I was speaking with the managing director of a global firm in London who opened up in these exchanges with me;
“Do you realize that your resume is capable of intimidating executives of all color? Your resume can threaten anyone. There are people from different races who may not have accomplished as much as you have. How do you handle this”?
I have learned that people ask you these questions because they want to quantify if you are “humble.” A term that has been coined to misdirect and misinform our ability to stand in our authenticity, own our values, and lead with a brave heart.
At first, I was obfuscated! No one has opened up directly to me as she did. I paused for a while so that I could entirely focus on her and respond adequately. Then I said the following;
I earned and accomplished all that I have done because I was intentional and determined to bring them to fruition. When people were partying, I was studying and working day and night. I knew no other life. Studying, working voraciously, and creating a road map for the extraordinary was all I knew. I am aware of where I was coming from, and I know who I want to be. When doors intended to halt me were shut at me, I prayed fervently and worked tenaciously through different routes. I just refused to be stopped. I soldiered on and went through the most tumultuous times, and I am still surpassing crucibles and breaking glass ceilings. As I dived deep into the conversation, I remembered the promises I made many years ago.

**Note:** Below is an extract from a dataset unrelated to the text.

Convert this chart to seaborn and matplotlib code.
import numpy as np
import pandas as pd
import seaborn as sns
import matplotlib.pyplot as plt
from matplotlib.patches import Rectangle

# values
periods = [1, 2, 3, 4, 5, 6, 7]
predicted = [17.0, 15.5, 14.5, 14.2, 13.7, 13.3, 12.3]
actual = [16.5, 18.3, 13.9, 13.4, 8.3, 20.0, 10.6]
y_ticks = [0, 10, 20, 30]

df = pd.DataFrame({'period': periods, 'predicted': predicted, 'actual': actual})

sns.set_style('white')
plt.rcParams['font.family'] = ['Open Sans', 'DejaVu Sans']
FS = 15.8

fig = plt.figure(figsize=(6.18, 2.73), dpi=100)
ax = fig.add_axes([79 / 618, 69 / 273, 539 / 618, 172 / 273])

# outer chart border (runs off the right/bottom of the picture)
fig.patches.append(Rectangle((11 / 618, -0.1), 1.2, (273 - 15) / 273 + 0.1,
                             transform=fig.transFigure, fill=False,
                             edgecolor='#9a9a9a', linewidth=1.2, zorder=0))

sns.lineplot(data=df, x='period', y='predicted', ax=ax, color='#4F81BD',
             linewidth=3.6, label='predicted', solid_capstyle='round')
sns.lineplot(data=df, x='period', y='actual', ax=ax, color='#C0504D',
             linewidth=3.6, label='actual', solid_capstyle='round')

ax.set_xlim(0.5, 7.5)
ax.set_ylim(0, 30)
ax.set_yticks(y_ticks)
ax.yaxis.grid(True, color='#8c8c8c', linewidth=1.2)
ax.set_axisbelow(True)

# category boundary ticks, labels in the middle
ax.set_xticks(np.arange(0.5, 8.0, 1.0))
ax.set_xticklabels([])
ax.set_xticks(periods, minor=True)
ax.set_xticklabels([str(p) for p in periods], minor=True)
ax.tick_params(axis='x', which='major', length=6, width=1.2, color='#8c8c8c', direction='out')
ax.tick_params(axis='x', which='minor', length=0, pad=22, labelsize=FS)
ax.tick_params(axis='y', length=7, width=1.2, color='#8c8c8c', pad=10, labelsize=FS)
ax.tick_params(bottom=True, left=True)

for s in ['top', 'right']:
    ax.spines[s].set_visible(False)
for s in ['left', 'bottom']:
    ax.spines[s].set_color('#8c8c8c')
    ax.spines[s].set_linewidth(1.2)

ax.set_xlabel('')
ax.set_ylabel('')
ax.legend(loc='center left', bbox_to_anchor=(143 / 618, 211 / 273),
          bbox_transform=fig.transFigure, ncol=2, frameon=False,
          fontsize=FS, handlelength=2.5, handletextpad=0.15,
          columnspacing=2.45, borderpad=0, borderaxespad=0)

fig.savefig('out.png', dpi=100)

Early in life, I made a promise to God and myself that I will never use my position to belittle anyone’s ambitions, but I will use my success to create incubators that will develop others and help them to do better. I will be an inspiration for men, women, boys, and girls. I will strive to make the world better.

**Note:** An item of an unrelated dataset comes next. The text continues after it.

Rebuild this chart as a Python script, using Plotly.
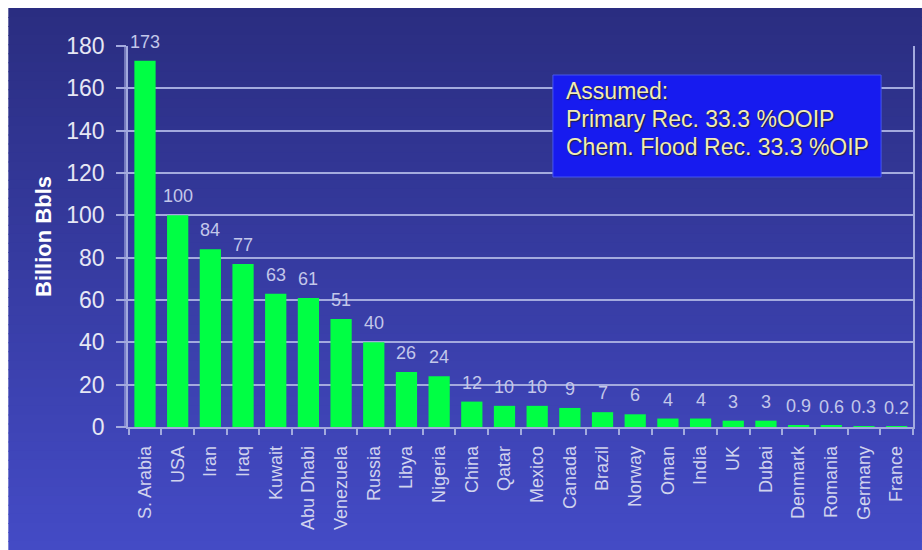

A long time ago, I was undergoing a transition; I interviewed for a professor position at a reputable institution. I tried everything I could to dim my light and appear like I have accomplished nothing. I narrated my journey unassertively, so it would not appear powerful. I wanted to see if not mentioning great things could give me a lead way.
On my way to dinner with one of the professors, she said, I googled you and found out the amazing things you have done for such a long time. How come you never mentioned any of these amazing things throughout your interview? Those things I read about you were what you needed to SHINE.
I was exhausted. There I was, trying to appear less powerful so that I could fit in and then being told at the same time that what I needed to shine was that which I was letting go.
At that point, I decided for myself that I will never dim my light to make anyone feel less threatened or comfortable. You either acknowledge my extraordinary accomplishments and equip yourself to be even more remarkable by learning from experts and shining collectively or look for a place to hide so that others who have done the work can shine. 🤨
Like Michelle Obama stated, “As women, we always cede our power easily. What is in your brain is useful. Do not hide it, do not apologize for it, Put it on the table and let people DEAL with it”.
There is nothing enlightened about shrinking so that other people will not feel insecure around you. Nothing is humbling about making yourself seem less accomplished. Ensure that you have done the work. We are all meant to SHINE.🌹
This phenomenon is applicable to everyone.